Within the eight lines of its first paragraph, this opening scene presents readers with a melange of no less than ten metaphors for the narrator’s frustrated desire to belong fully to something, to “fit in.” The writing is passionate, poetic, full of spit and vinegar—but what is it for?

“If I could see myself plainly,” the narrator laments at the inception of this hyperextended metaphor, then proceeds to describe her spiritual condition in terms of a nut in a bolt, a knife blade, a cliff’s edge (overlooking flames), an empty skull, and something that “circles.” Having thereby exhausted nearly every available metaphor, she throws her hands in the air, declares the whole affair Kafkaesque, tosses two more metaphors our way (one reptilian, one insectine), and then abandons the whole metaphoric charade in favor of “normal, everyday” thoughts. Some readers may wish that she'd done so sooner. Whatever else it achieves, this opening paragraph convinces us, if we needed convincing, that, indeed, the narrator cannot see herself clearly.

But the real purpose served by this opening and others like it that I encounter often in novice works may be even more basic. Stated by means of another serial metaphor, it’s to get the author’s pen rolling, to blow some warmth onto the icy blank page, to get the narrative blood flowing. Others less charitably inclined may call it “throat clearing.” In any case, it should probably be cut: all of it. It's there for the author, not for the reader.

The real beginning starts with Matti inspecting a piece of restaurant china at an event, a birthday lunch.

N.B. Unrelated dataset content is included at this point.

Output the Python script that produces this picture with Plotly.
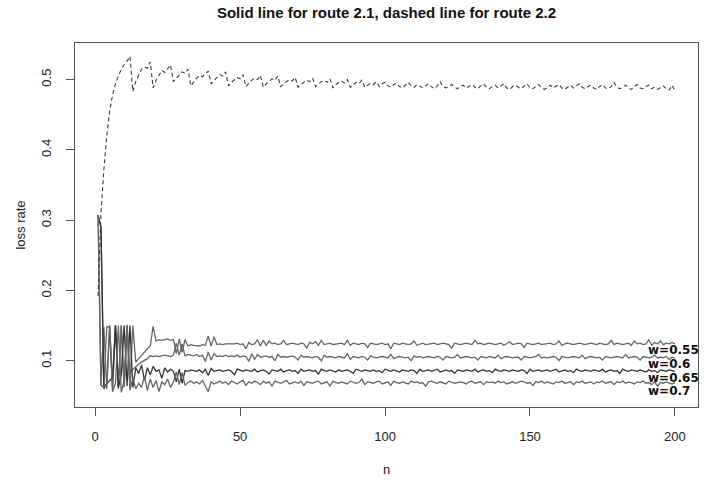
import plotly.graph_objects as go

# step index
n = list(range(1, 201))

# route 2.2 loss rate (dashed)
route22 = [
    0.192, 0.310, 0.372, 0.420, 0.455, 0.478, 0.494, 0.506, 0.515, 0.521, 0.526, 0.533,
    0.483, 0.497, 0.507, 0.515, 0.518, 0.516, 0.525, 0.488,
    0.499, 0.507, 0.513, 0.510, 0.516, 0.521, 0.497,
    0.502, 0.506, 0.511, 0.509, 0.515, 0.491,
    0.497, 0.502, 0.506, 0.504, 0.508, 0.512, 0.494,
    0.499, 0.503, 0.507, 0.505, 0.511, 0.491,
    0.496, 0.500, 0.503, 0.501, 0.507, 0.490,
    0.495, 0.499, 0.502, 0.500, 0.506, 0.489,
    0.494, 0.498, 0.501, 0.499, 0.505, 0.490,
    0.494, 0.497, 0.500, 0.498, 0.503, 0.489, 0.493,
    0.496, 0.499, 0.497, 0.502, 0.490, 0.494, 0.497,
    0.499, 0.496, 0.501, 0.488, 0.493, 0.496, 0.498,
    0.495, 0.500, 0.489, 0.493, 0.496, 0.494, 0.499,
    0.489, 0.492, 0.495, 0.493, 0.497, 0.490, 0.494, 0.496,
    0.491, 0.489, 0.493, 0.495, 0.490, 0.488, 0.492, 0.496, 0.491, 0.489,
    0.493, 0.490, 0.488, 0.491, 0.494, 0.490, 0.487, 0.491, 0.497, 0.490,
    0.488, 0.490, 0.493, 0.489, 0.487, 0.490, 0.492, 0.488, 0.490, 0.493,
    0.489, 0.487, 0.491, 0.494, 0.489, 0.487, 0.490, 0.492, 0.488, 0.491,
    0.494, 0.488, 0.486, 0.490, 0.492, 0.489, 0.487, 0.491, 0.494, 0.488,
    0.487, 0.490, 0.493, 0.488, 0.486, 0.489, 0.492, 0.488, 0.490, 0.493,
    0.488, 0.486, 0.489, 0.492, 0.488, 0.491, 0.494, 0.489, 0.487, 0.490,
    0.492, 0.488, 0.486, 0.490, 0.493, 0.488, 0.487, 0.490, 0.496, 0.489,
    0.487, 0.489, 0.492, 0.488, 0.486, 0.490, 0.493, 0.488, 0.487, 0.490,
    0.492, 0.487, 0.489, 0.486, 0.488, 0.491, 0.487, 0.485, 0.492, 0.484,
]

# route 2.1 loss rate (solid), one series per weight
route21_w055 = [
    0.307, 0.290, 0.062, 0.148, 0.148, 0.062, 0.150, 0.060, 0.150, 0.062, 0.150, 0.063, 0.150,
    0.098, 0.103, 0.108, 0.113, 0.117, 0.121, 0.149,
    0.128, 0.130, 0.129, 0.130, 0.131, 0.129, 0.130,
    0.110, 0.131, 0.112, 0.130, 0.121, 0.123, 0.122,
    0.122, 0.121, 0.123, 0.122, 0.135, 0.121, 0.134, 0.123, 0.124, 0.123, 0.124,
    0.124, 0.123, 0.124, 0.125, 0.123, 0.124, 0.117, 0.126, 0.123, 0.124,
    0.130, 0.121, 0.129, 0.122, 0.128, 0.124, 0.125, 0.123, 0.124, 0.129,
    0.123, 0.124, 0.125, 0.124, 0.123, 0.125, 0.124, 0.118, 0.126, 0.124,
    0.127, 0.122, 0.129, 0.123, 0.124, 0.125, 0.123, 0.124, 0.124, 0.125,
    0.123, 0.129, 0.122, 0.125, 0.124, 0.123, 0.125, 0.124, 0.119, 0.125,
    0.124, 0.123, 0.124, 0.125, 0.123, 0.124, 0.117, 0.125, 0.124, 0.123,
    0.125, 0.124, 0.123, 0.124, 0.128, 0.122, 0.124, 0.125, 0.123, 0.124,
    0.124, 0.125, 0.123, 0.124, 0.125, 0.124, 0.123, 0.118, 0.125, 0.124,
    0.123, 0.124, 0.125, 0.124, 0.123, 0.129, 0.124, 0.125, 0.123, 0.124,
    0.125, 0.124, 0.123, 0.124, 0.125, 0.122, 0.124, 0.127, 0.123, 0.124,
    0.125, 0.124, 0.119, 0.125, 0.124, 0.123, 0.124, 0.125, 0.123, 0.124,
    0.124, 0.125, 0.123, 0.124, 0.128, 0.122, 0.124, 0.125, 0.124, 0.123,
    0.124, 0.125, 0.124, 0.123, 0.124, 0.125, 0.124, 0.123, 0.125, 0.124,
    0.123, 0.124, 0.129, 0.123, 0.125, 0.124, 0.123, 0.124, 0.125, 0.122,
    0.128, 0.124, 0.125, 0.123, 0.124, 0.130, 0.122, 0.126, 0.124, 0.128,
    0.123, 0.125, 0.124, 0.126, 0.124,
]

route21_w060 = [
    0.307, 0.065, 0.148, 0.060, 0.150, 0.058, 0.151, 0.062, 0.150, 0.064, 0.151, 0.083, 0.088,
    0.092, 0.095, 0.098, 0.100, 0.103, 0.107, 0.106,
    0.107, 0.106, 0.107, 0.108, 0.107, 0.106, 0.108,
    0.125, 0.108, 0.124, 0.107, 0.109, 0.108, 0.107,
    0.109, 0.106, 0.108, 0.099, 0.112, 0.101, 0.110, 0.106, 0.107, 0.106, 0.108,
    0.106, 0.107, 0.106, 0.108, 0.105, 0.107, 0.106, 0.099, 0.110, 0.102,
    0.109, 0.105, 0.106, 0.107, 0.105, 0.106, 0.100, 0.109, 0.105, 0.106,
    0.105, 0.106, 0.107, 0.105, 0.101, 0.108, 0.105, 0.106, 0.105, 0.104,
    0.106, 0.105, 0.100, 0.108, 0.105, 0.106, 0.105, 0.104, 0.106, 0.105,
    0.104, 0.110, 0.102, 0.106, 0.105, 0.104, 0.106, 0.105, 0.101, 0.107,
    0.105, 0.104, 0.105, 0.106, 0.105, 0.104, 0.109, 0.103, 0.105, 0.106,
    0.105, 0.104, 0.105, 0.100, 0.107, 0.105, 0.106, 0.104, 0.105, 0.106,
    0.105, 0.104, 0.106, 0.105, 0.101, 0.106, 0.105, 0.104, 0.105, 0.109,
    0.104, 0.105, 0.106, 0.105, 0.104, 0.105, 0.101, 0.106, 0.105, 0.104,
    0.106, 0.105, 0.104, 0.108, 0.103, 0.105, 0.106, 0.105, 0.104, 0.105,
    0.105, 0.101, 0.106, 0.105, 0.104, 0.105, 0.106, 0.109, 0.104, 0.105,
    0.104, 0.105, 0.106, 0.105, 0.100, 0.106, 0.105, 0.104, 0.105, 0.106,
    0.105, 0.104, 0.108, 0.103, 0.105, 0.106, 0.105, 0.104, 0.105, 0.101,
    0.106, 0.105, 0.104, 0.105, 0.106, 0.105, 0.104, 0.109, 0.104, 0.105,
    0.106, 0.105, 0.101, 0.106, 0.105, 0.104, 0.105, 0.108, 0.104, 0.105,
    0.104, 0.106, 0.102, 0.105, 0.104,
]

route21_w065 = [
    0.307, 0.290, 0.060, 0.068, 0.072, 0.076, 0.150, 0.062, 0.080, 0.150, 0.064, 0.150, 0.062,
    0.090, 0.082, 0.094, 0.072, 0.090, 0.080, 0.092,
    0.085, 0.087, 0.075, 0.090, 0.084, 0.088, 0.085,
    0.070, 0.088, 0.068, 0.086, 0.085, 0.087, 0.086,
    0.085, 0.087, 0.083, 0.088, 0.079, 0.089, 0.085, 0.086, 0.087, 0.085, 0.086,
    0.087, 0.085, 0.080, 0.088, 0.086, 0.085, 0.087, 0.086, 0.085, 0.088,
    0.084, 0.086, 0.087, 0.085, 0.081, 0.087, 0.086, 0.085, 0.088, 0.084,
    0.086, 0.087, 0.085, 0.086, 0.082, 0.088, 0.085, 0.086, 0.087, 0.085,
    0.086, 0.081, 0.088, 0.086, 0.085, 0.087, 0.086, 0.084, 0.087, 0.085,
    0.086, 0.087, 0.085, 0.082, 0.088, 0.086, 0.085, 0.087, 0.086, 0.085,
    0.087, 0.085, 0.086, 0.083, 0.088, 0.086, 0.085, 0.087, 0.086, 0.084,
    0.087, 0.086, 0.085, 0.087, 0.086, 0.082, 0.088, 0.085, 0.086, 0.087,
    0.085, 0.086, 0.088, 0.084, 0.086, 0.087, 0.085, 0.086, 0.082, 0.087,
    0.086, 0.085, 0.087, 0.086, 0.085, 0.088, 0.084, 0.086, 0.087, 0.085,
    0.086, 0.083, 0.088, 0.086, 0.085, 0.087, 0.086, 0.085, 0.087, 0.086,
    0.085, 0.087, 0.086, 0.082, 0.088, 0.085, 0.086, 0.087, 0.085, 0.086,
    0.087, 0.085, 0.086, 0.088, 0.084, 0.086, 0.087, 0.085, 0.086, 0.083,
    0.088, 0.086, 0.085, 0.087, 0.086, 0.085, 0.087, 0.086, 0.085, 0.088,
    0.084, 0.086, 0.087, 0.085, 0.086, 0.082, 0.088, 0.086, 0.085, 0.087,
    0.086, 0.085, 0.087, 0.086, 0.084, 0.087, 0.085, 0.086, 0.083, 0.087,
    0.086, 0.085, 0.087, 0.086, 0.085,
]

route21_w070 = [
    0.307, 0.065, 0.062, 0.066, 0.150, 0.056, 0.068, 0.150, 0.055, 0.072, 0.150, 0.058, 0.075,
    0.060, 0.068, 0.062, 0.078, 0.058, 0.074, 0.062,
    0.072, 0.056, 0.070, 0.066, 0.074, 0.062, 0.070,
    0.084, 0.066, 0.083, 0.065, 0.069, 0.071, 0.068,
    0.070, 0.067, 0.072, 0.064, 0.056, 0.070, 0.067, 0.069, 0.071, 0.068, 0.070,
    0.066, 0.071, 0.069, 0.067, 0.070, 0.072, 0.065, 0.070, 0.068, 0.071,
    0.069, 0.066, 0.071, 0.068, 0.070, 0.064, 0.071, 0.069, 0.068, 0.070,
    0.072, 0.067, 0.069, 0.070, 0.068, 0.071, 0.065, 0.070, 0.069, 0.068,
    0.070, 0.071, 0.067, 0.069, 0.070, 0.064, 0.071, 0.069, 0.068, 0.070,
    0.069, 0.067, 0.071, 0.070, 0.068, 0.069, 0.074, 0.066, 0.070, 0.069,
    0.068, 0.070, 0.071, 0.067, 0.069, 0.070, 0.065, 0.071, 0.069, 0.068,
    0.070, 0.069, 0.067, 0.071, 0.069, 0.070, 0.068, 0.069, 0.064, 0.070,
    0.071, 0.069, 0.068, 0.070, 0.069, 0.067, 0.071, 0.070, 0.068, 0.069,
    0.070, 0.069, 0.067, 0.070, 0.071, 0.068, 0.069, 0.070, 0.066, 0.070,
    0.069, 0.070, 0.068, 0.071, 0.069, 0.070, 0.067, 0.069, 0.070, 0.068,
    0.069, 0.071, 0.070, 0.068, 0.069, 0.065, 0.070, 0.069, 0.071, 0.068,
    0.070, 0.069, 0.067, 0.070, 0.069, 0.071, 0.068, 0.069, 0.070, 0.066,
    0.070, 0.069, 0.071, 0.068, 0.069, 0.070, 0.067, 0.070, 0.069, 0.071,
    0.068, 0.069, 0.070, 0.066, 0.070, 0.069, 0.071, 0.068, 0.070, 0.069,
    0.067, 0.070, 0.069, 0.071, 0.068, 0.069, 0.066, 0.070, 0.064, 0.069,
    0.068, 0.070, 0.069, 0.067, 0.069,
]

weight_labels = ["w=0.55", "w=0.6", "w=0.65", "w=0.7"]

x_ticks = [0, 50, 100, 150, 200]
y_ticks = [0.1, 0.2, 0.3, 0.4, 0.5]

fig = go.Figure()

solid_series = [route21_w055, route21_w060, route21_w065, route21_w070]
solid_colors = ["#666666", "#666666", "#333333", "#666666"]
for ys, col, name in zip(solid_series, solid_colors, weight_labels):
    fig.add_trace(go.Scatter(x=n, y=ys, mode="lines", name=name,
                             line=dict(color=col, width=1.3), showlegend=False))

fig.add_trace(go.Scatter(x=n, y=route22, mode="lines", name="route 2.2",
                         line=dict(color="#3a3a3a", width=1.1, dash="4px,3px"),
                         showlegend=False))

# weight labels stacked at the right end of the solid lines
label_y = [0.1156, 0.0958, 0.0761, 0.0563]
for txt, yv in zip(weight_labels, label_y):
    fig.add_annotation(x=190.2, y=yv, text=txt, showarrow=False,
                       xanchor="left", yanchor="middle", borderpad=0,
                       font=dict(family="DejaVu Sans", size=12, color="#111111", weight="bold"))

axis_common = dict(showline=True, linecolor="#555555", linewidth=1, mirror=True,
                   ticks="outside", ticklen=8, tickcolor="#555555", tickwidth=1,
                   showgrid=False, zeroline=False,
                   tickfont=dict(family="Liberation Sans", size=13, color="#222222"))

fig.update_layout(
    width=727, height=487,
    margin=dict(l=75, r=29, t=43, b=72),
    paper_bgcolor="white", plot_bgcolor="white",
    title=dict(text="<b>Solid line for route 2.1, dashed line for route 2.2</b>",
               x=(75 + 698) / 2 / 727, xanchor="center", y=1 - 13 / 487, yanchor="middle",
               font=dict(family="Liberation Sans", size=15, color="#111111")),
    xaxis=dict(range=[-6.96, 207.96], tickvals=x_ticks, ticktext=[str(t) for t in x_ticks],
               ticklabelstandoff=9,
               title=dict(text="n", standoff=22,
                          font=dict(family="Liberation Sans", size=13, color="#222222")),
               **axis_common),
    yaxis=dict(range=[0.0342, 0.5520], tickvals=y_ticks, ticktext=[str(t) for t in y_ticks],
               tickangle=-90, ticklabelstandoff=10,
               title=dict(text="loss rate", standoff=10,
                          font=dict(family="Liberation Sans", size=13, color="#222222")),
               **axis_common),
)

fig.write_html("out.html")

Perhaps she’s an event planner of some kind. We don’t know, but she has a vested professional interest in the affair at hand and its dinnerware. To be sure she is dressed to the hilt in her Allendi suit that “glow[s] in [its] shadows as if her body was lit by a lamp inside it”—making me wonder how much it glows in its shadowless regions.

Here the writing is comprehensible and much more effective. Still, we don’t quite know what’s going on; we can only guess. And some information provided seems misplaced. Do we really need to know that, before she married, Matti worked as a buyer for a restaurant supply wholesaler? Maybe, but within the context of so much more that remains unknown, that bit of information seems more coy than generous, more tease than enlightenment. Most readers would prefer to know who Matti is and what she’s doing, rather than who she was and what she did.

In the final paragraph again the author seems to throw his hands in the air (“Oh, God, her life is full of fucking clichés)—a comment that doesn’t seem to attach itself to anything, unless birthday lunches are a cliché, or Allendi suits, or certain types of restaurant china. But my guess is that the charge of “cliché” is a preemptive strike by the author against her own material, as if by the end of this first page she’s grown disenchanted, and declares defeat even before the first battle lines have been drawn. In each of the two sections that pattern is more or less repeated, with the author undertaking a bold initiative, then questioning it, then renouncing her kingdom before the reader has even had time to engage in hostilities. The author is her own worst critic.

All this may result from jumping into the writing prematurely, without proper preparation (like knowing, for instance, what the story is about), thus ending up like the actor in his nightmare, naked on the stage with no script.